"Shakespeare High": Telluride Mountainfilm's "Rocky"
[click “Play” to hear Susan’s conversation with Tosh and Oscar]
Like the Telluride Film Festival, Mountainfilm in Telluride vets hundreds of movies submitted by hopeful directors from across the globe to select the best of the best to screen at its annual event. This year, festival director David Holbrooke whittled down the number of picks to about 60 features, including “Shakespeare High.”
“Shakespeare High” is a feature-length documentary that tells the story of a socio-economic cross-section of teens in Southern California who study Shakespeare to compete in a drama festival run by the many thousand-strong volunteer teacher organization, DTASC (Drama Teachers Association of Southern California). The Festival, now 90 years old, counts among its alumnae Val Kilmer, Richard Dreyfuss, Mare Winningham, Sally Field, Nicolas Cage and Kevin Spacey. Spacey is also an executive producer (through Trigger Street) of the film.
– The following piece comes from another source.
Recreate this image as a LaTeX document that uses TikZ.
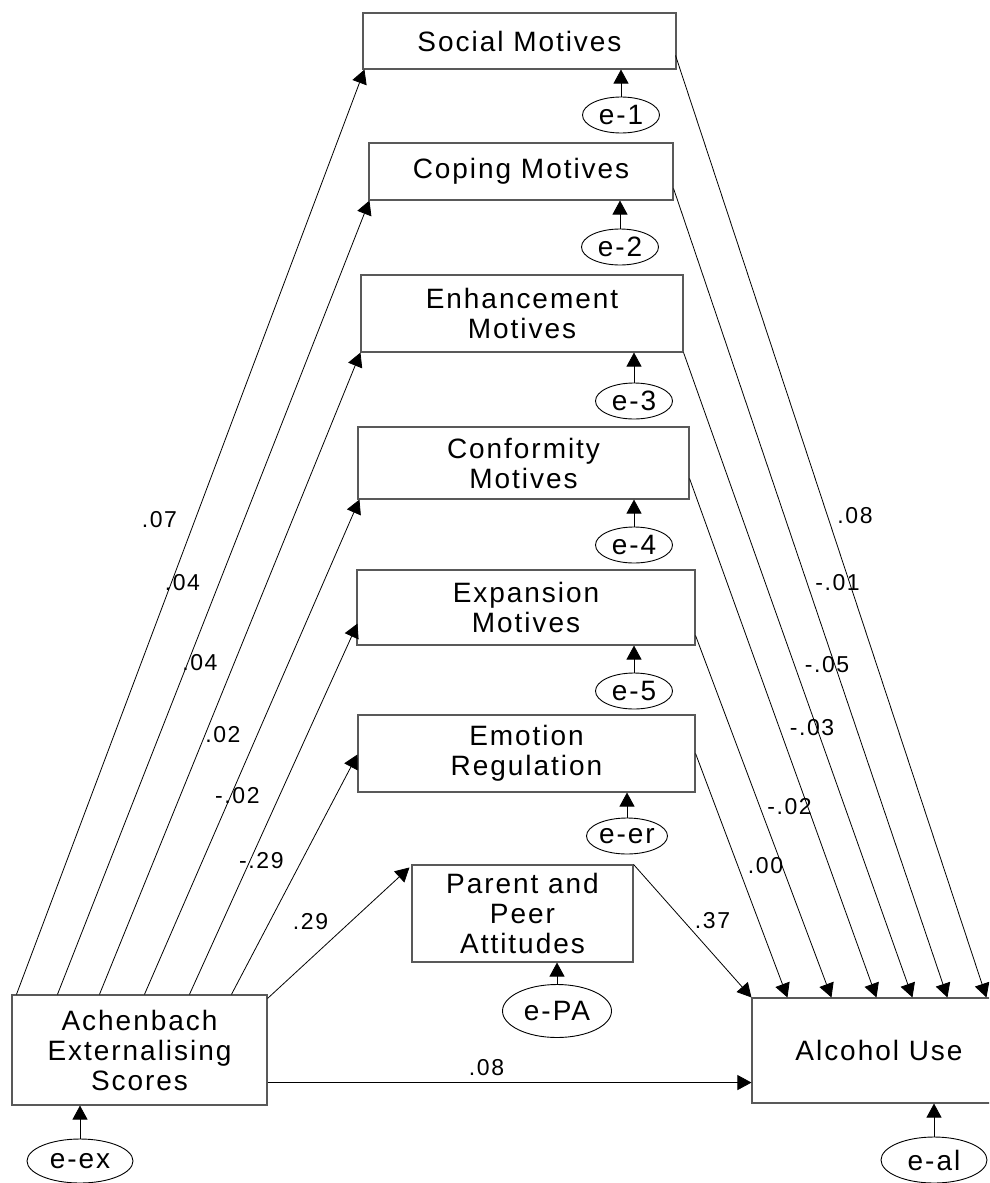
\documentclass[tikz,border=0pt]{standalone}
\usepackage{fontspec}
\setmainfont{Liberation Sans}[LetterSpace=7]
\usetikzlibrary{arrows.meta,calc,shapes.geometric}

\begin{document}
\begin{tikzpicture}[x=1pt,y=-1pt,
  box/.style={draw=black!65,line width=1.1pt,rectangle,inner sep=0pt,align=center,
    font=\fontsize{28}{30}\selectfont},
  err/.style={draw=black,line width=0.9pt,ellipse,inner sep=0pt,
    font=\fontsize{28}{30}\selectfont},
  link/.style={line width=0.8pt,-{Triangle[length=14pt,width=15pt]}},
  lbl/.style={font=\fontsize{23}{24}\selectfont,inner sep=0pt,pos=0.5}]

\fill[white] (0,0) rectangle (989,1183);
\useasboundingbox (0,0) rectangle (989,1183);
\clip (0,0) rectangle (989,1183);

% observed variables
\node[box,minimum width=313pt,minimum height=56pt] (soc) at (519.5,41) {Social Motives};
\node[box,minimum width=304pt,minimum height=57pt] (cop) at (521,171.5) {Coping Motives};
\node[box,minimum width=322pt,minimum height=77pt] (enh) at (522,313.5) {Enhancement\\Motives};
\node[box,minimum width=331pt,minimum height=72pt] (con) at (523.5,463) {Conformity\\Motives};
\node[box,minimum width=338pt,minimum height=75pt] (exp) at (526,607.5) {Expansion\\Motives};
\node[box,minimum width=337pt,minimum height=77pt] (emo) at (526.5,753.5) {Emotion\\Regulation};
\node[box,minimum width=221pt,minimum height=97pt] (par) at (522.5,913.5) {Parent and\\Peer\\Attitudes};
\node[box,minimum width=255pt,minimum height=110pt] (ach) at (139.5,1050) {Achenbach\\Externalising\\Scores};
\node[box,minimum width=254pt,minimum height=105pt] (alc) at (879,1050.5) {Alcohol Use};

% error terms
\node[err,minimum width=77pt,minimum height=36pt] (e1) at (621,115) {e-1};
\node[err,minimum width=77pt,minimum height=36pt] (e2) at (620,247) {e-2};
\node[err,minimum width=77pt,minimum height=36pt] (e3) at (634,401) {e-3};
\node[err,minimum width=77pt,minimum height=36pt] (e4) at (634,545) {e-4};
\node[err,minimum width=77pt,minimum height=36pt] (e5) at (634,691) {e-5};
\node[err,minimum width=81pt,minimum height=36pt] (eer) at (627,836) {e-er};
\node[err,minimum width=109pt,minimum height=53pt] (epa) at (557,1011) {e-PA};
\node[err,minimum width=106pt,minimum height=44pt] (eex) at (80,1161) {e-ex};
\node[err,minimum width=106pt,minimum height=46pt] (eal) at (934,1160) {e-al};

% error paths
\foreach \e/\v in {e1/soc,e2/cop,e3/enh,e4/con,e5/exp,eer/emo,epa/par,eex/ach,eal/alc}
  \draw[link] (\e.north) -- (\e.north |- \v.south);

% paths from externalising scores
\draw[link] ($(ach.north west)+(5,0)$) --
  node[lbl,xshift=-31pt,yshift=12pt]{.07} ($(soc.south west)+(2,0)$);
\draw[link] ($(ach.north west)+(46,0)$) --
  node[lbl,xshift=-31pt,yshift=15pt]{.04} ($(cop.south west)+(1,0)$);
\draw[link] ($(ach.north west)+(88,0)$) --
  node[lbl,xshift=-30pt,yshift=11pt]{.04} (enh.south west);
\draw[link] ($(ach.north west)+(133,0)$) --
  node[lbl,xshift=-29pt,yshift=12pt]{.02} ($(con.south west)+(2,0)$);
\draw[link] ($(ach.north west)+(178,0)$) --
  node[lbl,xshift=-36pt,yshift=13pt]{-.02} ($(exp.south west)+(1,-22)$);
\draw[link] ($(ach.north west)+(220,0)$) --
  node[lbl,xshift=-33pt,yshift=14pt]{-.29} ($(emo.north west)+(0,40)$);
\draw[link] ($(ach.north east)+(0,4)$) --
  node[lbl,xshift=-28pt,yshift=11pt]{.29} ($(par.north west)+(-2,3)$);
\draw[link] ($(ach.south east)+(0,-23)$) --
  node[lbl,xshift=-23pt,yshift=15pt]{.08} ($(alc.south west)+(0,-21)$);

% paths into alcohol use
\draw[link] ($(soc.south east)+(-1,-14)$) --
  node[lbl,xshift=24pt,yshift=11pt]{.08} ($(alc.north west)+(235,0)$);
\draw[link] ($(cop.south east)+(0,-12)$) --
  node[lbl,xshift=27pt,yshift=10pt]{-.01} ($(alc.north west)+(196,0)$);
\draw[link] (enh.south east) --
  node[lbl,xshift=29pt,yshift=10pt]{-.05} ($(alc.north west)+(161,0)$);
\draw[link] ($(con.south east)+(0,-21)$) --
  node[lbl,xshift=29pt,yshift=10pt]{-.03} ($(alc.north west)+(125,0)$);
\draw[link] ($(exp.south east)+(0,-10)$) --
  node[lbl,xshift=26pt,yshift=10pt]{-.02} ($(alc.north west)+(80,0)$);
\draw[link] (emo.east) --
  node[lbl,xshift=24pt,yshift=10pt]{.00} ($(alc.north west)+(36,0)$);
\draw[link] (par.north east) --
  node[lbl,xshift=20pt,yshift=10pt]{.37} (alc.north west);
\end{tikzpicture}
\end{document}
Why do we keep returning to Shakespeare? Short answer: no other writer holds up a truer mirror to human nature. The Bard manages to slice and dice, distill and dramatize emotions that don’t date, and he does that without an apparent agenda. Rather than trying to save mankind with his pen, Shakespeare cuts to the quick with his poetry, which acts like dime store magnifiers that allow us to see what is actually described in the small print. For the young people in “Shakespeare High,” the answer is even simpler: the Bard is a way out of the ‘hood.
The primary focus of “Shakespeare High” is under-served teens, whose immersion in high-school drama programs compels them to overcome difficulties and create better lives. All of the teens face challenges at home, including poverty, gangs, drugs, lack of mentorship/parenting, and the trials and tribulations of just being adolescent. Through their inspirational stories, we see the impact an arts education has on their lives, providing them with community, focus, passion, communication skills, self-confidence, and self-awareness.
The positive impact of theatre skills on the lives of young people is an accepted fact of life around Telluride, where the Telluride Academy’s Mudd Butts and the Sheridan Arts Foundation’s Young People’s Theatre Company flourish. Now “Shakespeare High” brings the message to the general public, underscoring the importance of drama programs in public schools, not a luxury. A necessity.
We hope there are a few state governors in the audience.
To learn more of the backstories behind “Shakespeare High,” click the “play” button and listen to my interview with two of the film’s stars, Tosh Hall and Oscar Fernandez, and producer/investor Ronnie Planalp.
As an added incentive to see “Shakespeare High,” Tosh and Oscar are scheduled to perform a scene from Shakespeare following the screenings.